Elemental protection spells. If the equipment burning affect gets removed from dragon breath, then the protections seem not as useful. This is where the protections should get revamped. Why not change them so that they have different levels of protection? Change protections so that they are both a flag on an item, and a possible stat. An item with protection from fire would give a base 10 point fire damage-prevention shield. Then the item might also have the stat of: affects elemental resist by 10. This will increase your fire resistance by 20 when wearing this item, absorbing the first 20 points of fire damage you take each round. For obvious reasons, items should not stack with each other. With the advent of new protections, you can develop a new line of priestly spells for use in protecting people from elemental damage. These would stack with items, but not with each other. Again, this would open up a whole new line of equipment for players to figure out what they want, without the items being an 'absolutely necessary thing'. This brings me to:

Stats. With the new roller, and the ease at which one can achieve high stats in general, +stat items are rather boring. The whole stat system is boring. Increasing your stats don't seem to do enough to really make getting stat increasing gear worth it. Max_stat increasing gear matters a bit more, with mages and priests coveting the wisdom and intelligence increasing stuff, but in the end, this doesn't really seem to sway a tough fight. I've played human mages, who have, according to the elves, really slow mem times, but it doesn't seem like it matters, since the group will wait for everyone to finish memming before they go anyhow. Then there's constitution, which does nothing for anyone but warriors. This is based on old 2nd edition DnD rules where constitution doesn't increase the hitpoints of anyone but the fighter classes after a certain point. You can focus your equipment towards max strength, dexterity, and agility gear and see very little for your efforts. Maybe an extra point of damage or hitroll, maybe 3 more AC. Big deal. Not worth it.
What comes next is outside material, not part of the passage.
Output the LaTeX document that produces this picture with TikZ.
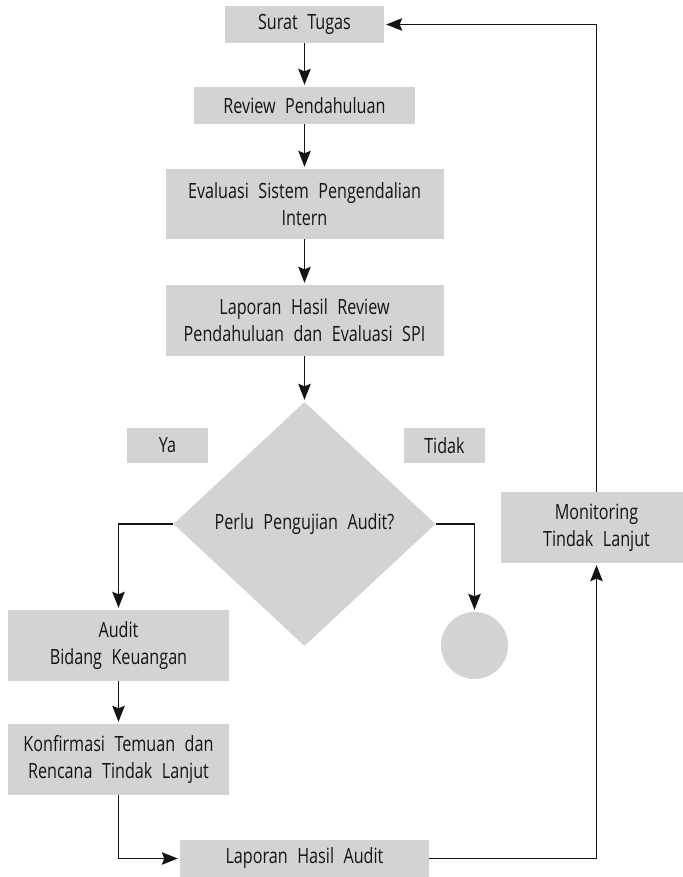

I propose you remove the stat caps and ditch the max_Stat gear. Then remove the silly racial stat system and make everyone use the same stat levels. Then your racial modifiers can be tossed on that like in DnD. From there, smooth out the bonuses for increasing your stats so that you see a benefit every 10 points or so. Constitution could add hitpoints for everyone, strength would add in carrying capacity and damage, agility would add in armor class and dexterity would add hitroll and lower fumble chances. Power can add extra psps, intelligence can add extra spell slots for mages, wisdom can add extra spell slots for priests, and charisma would add extra spell slots for bard types. Again, this change would shift people's attention from the gear they normally want (hps hps hps) to other things that normally wouldn't get attention.


Armor class. Every tank walks around with -100 ac and after they achieve it, they go for: that's right, hitpoints. Everyone wants hitpoints because it's easy to see what affects it has on the fighting experience. The more hps you get, the longer you live. You don't see tanks going for as much armor class as they can get, because it's useless after a certain point. This needs to change by revamping the armor class system. Remove the armor class cap. If tanks could go beyond the armor class cap, they might actually start valuing the armor class stat on gear more. This will add yet another decision in what equipment to get that wasn't previously there. They can easily give up on being able to hit in order to be the best tanks around, or they can decide to have a worse armor class in exchange for doing damage. This will also make those more agile tanks races more useful. You might want an elf tank if they can get better armor class than the dwarf.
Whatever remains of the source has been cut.